How to Watch INLAND EMPIRE may be, as Roger Ebert once opined of Dune, to let it wash over you like a dream. This is, in this case: don't fight it. It is the same advice Lynch gave critic Martha Nochimson when they looked at a Pollack together: you do understand it, he told her, I saw your eyes moving across the painting. To engage that dream any more analytically will find one scrambling for purchase, just as in a dream or maybe as when trying to explain one. Some things that happen, you're at a loss to articulate, some are intuitively understood. Anyhow we're squarely (well, asymmetrically) on the shoulders of Laura Dern as actress Susan Blue, who is warned off making the film On High in Blue Tomorrows, and then walking alongside Susan playing Nikki Grace, who is perhaps her own person or several people. An issue that frequently arises when discussing Lynch's film is that the filmmaker finds increasingly sophisticated ways to preserve what he loves about Mysteries, and that love is not in the solving but of luxuriating in Mystery itself. As Sandy asks Jeffrey in Blue Velvet, "you like mysteries that much?" And Jeffrey answers: yes. So analytical language will be wrongheaded at worst, coy-sounding at best. It is not that Lynch films can't be written about, but the task is like tracing letters in smoke or drawing diagrams on wet paper with a fountain pen filled with perfume. And yet, here we are.

This free-associative ebb and flow creative process births a work about a film struggling to be born — or perhaps resisting its creation — and documents the challenge put forth to Laura Dern.
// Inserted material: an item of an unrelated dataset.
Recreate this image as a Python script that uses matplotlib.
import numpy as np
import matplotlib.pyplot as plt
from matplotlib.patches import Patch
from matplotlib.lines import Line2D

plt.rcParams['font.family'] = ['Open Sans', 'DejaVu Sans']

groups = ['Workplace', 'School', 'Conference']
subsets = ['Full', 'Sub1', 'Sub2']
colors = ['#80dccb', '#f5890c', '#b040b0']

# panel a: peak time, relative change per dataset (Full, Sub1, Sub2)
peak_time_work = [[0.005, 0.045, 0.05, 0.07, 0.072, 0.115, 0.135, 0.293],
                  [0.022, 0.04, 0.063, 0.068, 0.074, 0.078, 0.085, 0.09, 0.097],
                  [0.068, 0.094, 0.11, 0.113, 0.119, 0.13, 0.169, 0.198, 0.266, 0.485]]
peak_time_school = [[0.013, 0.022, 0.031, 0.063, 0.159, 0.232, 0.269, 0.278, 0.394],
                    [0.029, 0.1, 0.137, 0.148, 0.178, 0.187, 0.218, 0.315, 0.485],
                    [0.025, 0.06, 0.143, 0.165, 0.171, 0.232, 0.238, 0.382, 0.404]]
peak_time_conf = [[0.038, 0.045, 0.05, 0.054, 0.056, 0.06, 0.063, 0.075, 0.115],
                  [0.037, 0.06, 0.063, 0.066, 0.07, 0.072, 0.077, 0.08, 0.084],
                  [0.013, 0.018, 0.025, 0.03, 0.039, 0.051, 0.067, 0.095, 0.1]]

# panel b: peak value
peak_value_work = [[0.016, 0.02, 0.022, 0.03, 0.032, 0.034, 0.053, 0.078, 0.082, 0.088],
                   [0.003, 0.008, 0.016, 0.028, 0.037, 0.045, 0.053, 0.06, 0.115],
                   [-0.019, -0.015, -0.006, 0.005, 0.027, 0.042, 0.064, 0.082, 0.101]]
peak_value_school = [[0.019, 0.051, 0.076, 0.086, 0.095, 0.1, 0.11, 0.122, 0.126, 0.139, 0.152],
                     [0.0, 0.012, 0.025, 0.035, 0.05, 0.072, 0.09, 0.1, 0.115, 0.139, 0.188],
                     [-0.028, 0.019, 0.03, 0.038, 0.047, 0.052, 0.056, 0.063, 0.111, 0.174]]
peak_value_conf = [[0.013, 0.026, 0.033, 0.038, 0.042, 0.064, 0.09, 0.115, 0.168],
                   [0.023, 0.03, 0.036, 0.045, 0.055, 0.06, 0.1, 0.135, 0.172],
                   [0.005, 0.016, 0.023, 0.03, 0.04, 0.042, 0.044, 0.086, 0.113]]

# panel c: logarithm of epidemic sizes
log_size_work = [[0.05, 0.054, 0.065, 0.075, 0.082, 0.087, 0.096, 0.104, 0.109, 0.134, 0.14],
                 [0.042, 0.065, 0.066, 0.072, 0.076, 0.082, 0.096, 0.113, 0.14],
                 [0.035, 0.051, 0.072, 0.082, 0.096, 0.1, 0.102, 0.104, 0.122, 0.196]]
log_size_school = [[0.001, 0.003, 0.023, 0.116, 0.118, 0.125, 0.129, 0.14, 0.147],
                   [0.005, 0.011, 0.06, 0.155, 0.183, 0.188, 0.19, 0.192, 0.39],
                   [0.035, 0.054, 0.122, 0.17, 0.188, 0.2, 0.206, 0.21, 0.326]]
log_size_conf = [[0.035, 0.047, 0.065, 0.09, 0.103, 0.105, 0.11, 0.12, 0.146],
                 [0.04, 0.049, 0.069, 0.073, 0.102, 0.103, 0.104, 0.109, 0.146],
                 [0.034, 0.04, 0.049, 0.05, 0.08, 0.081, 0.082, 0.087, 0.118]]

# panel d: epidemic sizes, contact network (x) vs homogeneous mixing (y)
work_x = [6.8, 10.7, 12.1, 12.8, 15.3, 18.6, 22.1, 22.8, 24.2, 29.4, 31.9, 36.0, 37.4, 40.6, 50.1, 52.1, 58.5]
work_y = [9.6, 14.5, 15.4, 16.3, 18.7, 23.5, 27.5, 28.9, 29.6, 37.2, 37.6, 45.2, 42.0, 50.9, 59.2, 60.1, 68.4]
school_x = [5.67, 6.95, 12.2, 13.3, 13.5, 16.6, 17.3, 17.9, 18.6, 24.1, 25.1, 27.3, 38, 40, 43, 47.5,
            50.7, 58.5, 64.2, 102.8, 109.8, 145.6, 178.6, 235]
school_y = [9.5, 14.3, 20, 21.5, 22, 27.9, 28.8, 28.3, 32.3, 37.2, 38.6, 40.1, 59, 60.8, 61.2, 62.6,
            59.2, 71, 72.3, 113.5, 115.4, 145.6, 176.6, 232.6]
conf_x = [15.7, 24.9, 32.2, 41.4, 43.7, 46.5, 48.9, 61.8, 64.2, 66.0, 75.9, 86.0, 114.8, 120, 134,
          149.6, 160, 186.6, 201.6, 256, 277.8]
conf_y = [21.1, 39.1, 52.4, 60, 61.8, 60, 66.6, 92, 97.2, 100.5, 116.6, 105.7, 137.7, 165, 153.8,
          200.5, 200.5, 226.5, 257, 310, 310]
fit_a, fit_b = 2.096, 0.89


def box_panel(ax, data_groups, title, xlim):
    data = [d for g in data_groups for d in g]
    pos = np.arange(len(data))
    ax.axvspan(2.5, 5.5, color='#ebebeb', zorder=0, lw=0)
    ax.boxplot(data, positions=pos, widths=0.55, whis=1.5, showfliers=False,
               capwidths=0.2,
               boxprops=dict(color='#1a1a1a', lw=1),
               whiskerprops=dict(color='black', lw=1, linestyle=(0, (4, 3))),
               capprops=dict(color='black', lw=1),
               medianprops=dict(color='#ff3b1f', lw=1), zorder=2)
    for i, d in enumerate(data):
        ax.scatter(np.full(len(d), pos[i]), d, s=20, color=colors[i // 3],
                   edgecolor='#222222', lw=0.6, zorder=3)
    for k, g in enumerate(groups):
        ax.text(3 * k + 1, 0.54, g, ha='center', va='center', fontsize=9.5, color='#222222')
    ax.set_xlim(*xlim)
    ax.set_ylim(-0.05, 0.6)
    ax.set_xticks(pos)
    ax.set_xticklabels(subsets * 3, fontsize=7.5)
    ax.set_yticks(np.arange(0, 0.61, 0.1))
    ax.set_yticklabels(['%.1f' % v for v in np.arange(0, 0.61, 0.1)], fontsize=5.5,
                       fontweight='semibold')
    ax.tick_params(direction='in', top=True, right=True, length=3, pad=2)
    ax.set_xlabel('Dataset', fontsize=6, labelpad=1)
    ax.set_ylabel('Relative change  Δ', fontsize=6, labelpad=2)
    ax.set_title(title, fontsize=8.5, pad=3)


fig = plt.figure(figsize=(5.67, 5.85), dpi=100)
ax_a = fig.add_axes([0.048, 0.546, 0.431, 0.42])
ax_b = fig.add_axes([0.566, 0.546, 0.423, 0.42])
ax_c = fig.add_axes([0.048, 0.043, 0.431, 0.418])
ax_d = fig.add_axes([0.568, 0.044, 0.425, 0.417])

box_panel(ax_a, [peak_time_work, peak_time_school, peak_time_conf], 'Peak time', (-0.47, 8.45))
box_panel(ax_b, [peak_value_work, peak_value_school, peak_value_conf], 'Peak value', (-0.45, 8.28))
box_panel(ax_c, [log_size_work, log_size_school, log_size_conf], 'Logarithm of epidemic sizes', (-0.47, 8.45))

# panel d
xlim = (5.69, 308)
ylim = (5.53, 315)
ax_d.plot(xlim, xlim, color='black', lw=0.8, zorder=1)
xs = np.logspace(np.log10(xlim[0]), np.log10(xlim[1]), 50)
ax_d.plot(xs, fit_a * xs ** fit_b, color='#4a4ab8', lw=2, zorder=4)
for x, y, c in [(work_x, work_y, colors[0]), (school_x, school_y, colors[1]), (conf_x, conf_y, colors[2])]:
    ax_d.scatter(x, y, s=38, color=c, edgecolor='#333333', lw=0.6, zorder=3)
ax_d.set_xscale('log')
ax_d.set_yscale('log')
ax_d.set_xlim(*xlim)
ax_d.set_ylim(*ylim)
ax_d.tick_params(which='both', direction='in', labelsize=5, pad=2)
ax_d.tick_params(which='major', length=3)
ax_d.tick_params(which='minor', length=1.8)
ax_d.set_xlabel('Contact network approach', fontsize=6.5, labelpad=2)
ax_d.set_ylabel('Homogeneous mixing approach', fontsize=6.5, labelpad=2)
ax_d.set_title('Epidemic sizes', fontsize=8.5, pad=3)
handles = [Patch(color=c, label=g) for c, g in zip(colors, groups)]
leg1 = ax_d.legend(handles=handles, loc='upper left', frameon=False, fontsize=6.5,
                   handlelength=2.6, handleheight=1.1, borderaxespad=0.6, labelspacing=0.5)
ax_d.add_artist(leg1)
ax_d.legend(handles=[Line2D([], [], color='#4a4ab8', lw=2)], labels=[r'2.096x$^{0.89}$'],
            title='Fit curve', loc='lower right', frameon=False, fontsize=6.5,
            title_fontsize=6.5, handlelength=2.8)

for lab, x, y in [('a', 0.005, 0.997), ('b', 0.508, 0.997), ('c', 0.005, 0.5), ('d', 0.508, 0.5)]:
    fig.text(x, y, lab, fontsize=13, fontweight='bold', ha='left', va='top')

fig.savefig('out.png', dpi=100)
Never positive during shooting where her character had been, or where she was going, Dern is ultimately playing an actress grappling with a role. This is a film of linking and connection, disparate geographies, identities, chronologies that peer at one another through torn membranes, down dark hallways, through burn holes in fabric, ruptures in spacetime. Passageways are important in Lynch's work, and all of the films contain a signature movement/image in which the camera descends/dives/probes/is-sucked-into a mysterious black hole: moving deeper into Another Place. In Lost Highway, Fred Madison wanders into a dark corner of his windowless home and emerges somewhere in his own echo chamber head. Blue Velvet famously tilts down from the sky, dives underground, enters a severed ear, reemerges from a reconnected ear and gazes back to the heavens. INLAND EMPIRE is a series of tunnels sliding into one another, connecting back on themselves.

Susan Blue's task is to fully understand Nikki Grace, and to do so she ventures all the way inside and inside out — for Susan to understand and become Nikki, she'll have to plumb the mystery of herself. Along the journey she finds and embodies a replicating chain of Lost Women, ventures all the way to the heart of the universe to find the most lost of souls, and in the end perhaps she does not fix everyone, but finds them. Susan gathers the lost to her and they rejoice.
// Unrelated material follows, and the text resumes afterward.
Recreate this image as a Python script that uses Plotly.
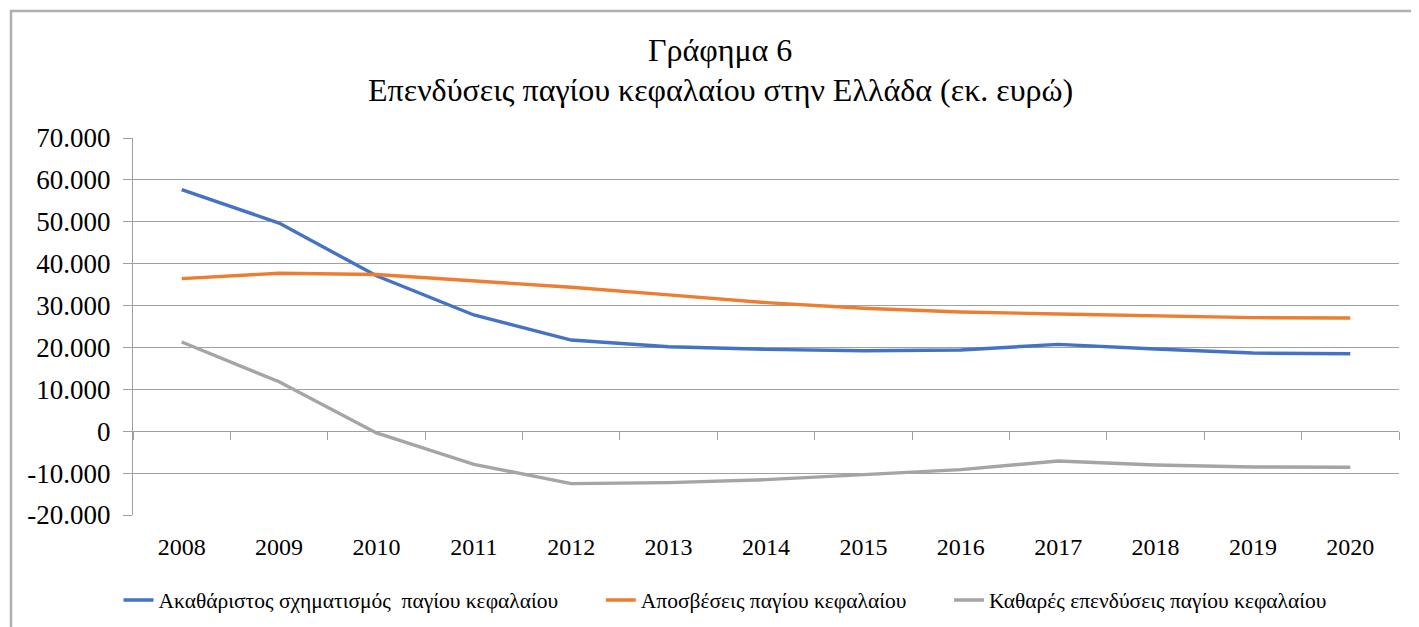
import plotly.graph_objects as go

years = ["2008", "2009", "2010", "2011", "2012", "2013", "2014",
         "2015", "2016", "2017", "2018", "2019", "2020"]

gross = [57650, 49700, 37100, 27750, 21770, 20170, 19540,
         19220, 19380, 20740, 19620, 18660, 18500]
depreciation = [36440, 37720, 37400, 35880, 34370, 32540, 30700,
                29350, 28470, 27990, 27510, 27110, 27030]
net = [21290, 11800, -400, -7900, -12500, -12280, -11560,
       -10450, -9170, -7100, -8060, -8540, -8610]

names = ["Ακαθάριστος σχηματισμός\u00a0\u00a0παγίου κεφαλαίου",
         "Αποσβέσεις παγίου κεφαλαίου",
         "Καθαρές επενδύσεις παγίου κεφαλαίου"]
colors = ["#4472C4", "#ED7D31", "#A5A5A5"]

title_lines = ["Γράφημα 6", "Επενδύσεις παγίου κεφαλαίου στην Ελλάδα (εκ. ευρώ)"]

y_ticks = [70000, 60000, 50000, 40000, 30000, 20000, 10000, 0, -10000, -20000]
y_ticktext = [f"{v:,}".replace(",", ".") for v in y_ticks]

FONT = "Liberation Serif"
GRID = "#a0a0a0"
PAD = "\u00a0" * 7  # spacing after a legend entry

fig = go.Figure()
for i, (vals, name, col) in enumerate(zip([gross, depreciation, net], names, colors)):
    label = name + (PAD if i < len(names) - 1 else "")
    fig.add_trace(go.Scatter(x=years, y=vals, name=label, mode="lines",
                             line=dict(color=col, width=3.4),
                             hoverinfo="skip"))
# helper trace so the tick axis drawn at zero has the categories
fig.add_trace(go.Scatter(x=years, y=[None] * len(years), xaxis="x2",
                         showlegend=False, hoverinfo="skip"))

# page body has an 8px margin: shift target pixel positions accordingly
OFF = 8
W, H = 1419, 627
L, R, T, B = 133 - OFF, 1419 - (1399 - OFF), 138 - OFF, 627 - (515 - OFF)
pw = W - L - R
ph = H - T - B

def px_x(x):
    return (x - OFF - L) / pw

def px_y(y):
    return (H - B - (y - OFF)) / ph

ymin, ymax = -20000, 70000
zero_pos = (0 - ymin) / (ymax - ymin)

fig.update_layout(
    width=W, height=H,
    margin=dict(l=L, r=R, t=T, b=B),
    paper_bgcolor="white", plot_bgcolor="white",
    font=dict(family=FONT, color="black"),
    xaxis=dict(type="category", range=[-0.5, 12.5], showgrid=False,
               showline=False, ticks="", zeroline=False,
               tickfont=dict(family=FONT, size=24, color="black"),
               ticklabelstandoff=15, fixedrange=True),
    xaxis2=dict(type="category", range=[-0.5, 12.5], overlaying="x",
                anchor="free", position=zero_pos, side="bottom",
                showgrid=False, showline=True, linecolor=GRID, linewidth=1.3,
                ticks="outside", tickson="boundaries", ticklen=8,
                tickcolor=GRID, tickwidth=1.3,
                showticklabels=False, zeroline=False),
    yaxis=dict(range=[ymin, ymax], tickvals=y_ticks, ticktext=y_ticktext,
               showgrid=True, gridcolor=GRID, gridwidth=1.3,
               zeroline=False, showline=True, linecolor=GRID, linewidth=1.3,
               ticks="outside", ticklen=9, tickcolor=GRID, tickwidth=1.3,
               tickfont=dict(family=FONT, size=27, color="black"),
               ticklabelstandoff=7, fixedrange=True),
    legend=dict(orientation="h", x=px_x(725), xanchor="center",
                y=px_y(600), yanchor="middle",
                font=dict(family=FONT, size=21.5, color="black"),
                bgcolor="rgba(0,0,0,0)"),
    showlegend=True,
)

for txt, ypix in zip(title_lines, [50, 90]):
    fig.add_annotation(text=txt, xref="paper", yref="paper",
                       x=px_x(720), y=px_y(ypix), xanchor="center",
                       yanchor="middle", showarrow=False,
                       font=dict(family=FONT, size=32, color="black"))

fig.add_shape(type="rect", xref="paper", yref="paper",
              x0=px_x(11), x1=px_x(1440), y0=px_y(11), y1=px_y(660),
              line=dict(color="#b0b0b0", width=2.5), layer="below")

fig.write_html("out.html")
And these are the keys to INLAND EMPIRE, but there are so, so many keyholes to be tested. Like Mulholland Dr. on back to Eraserhead, INLAND EMPIRE begs to be played with, have its pieces shifted, riddles catalogued and links tested. The puzzle-solver is not on a fool's errand, but is engaging INLAND EMPIRE as designed: playing an infinite game.
 

AXX°N N.

Waiting Room
Apr 14, 2022
283
648
I always took it as her reaching some kind of inner core to the layers of the curse. She goes from the most exterior, latest reworking of the central tale, and ultimately ends up in a concrete place that is actually the most interior, earliest, originating iteration. When she opens the door she frees those who have been trapped (and reflected outward) into the whole cursed gordian knot, and everything collapses (unifies). As for why the original tale would involve anthropomorphized rabbits, it's always given me a rudimentary, folklore feeling, and it just seems right that those at the innermost level are more ill-defined, and a sort of platonic ideal of narrative manifestations. Something something Greek fable.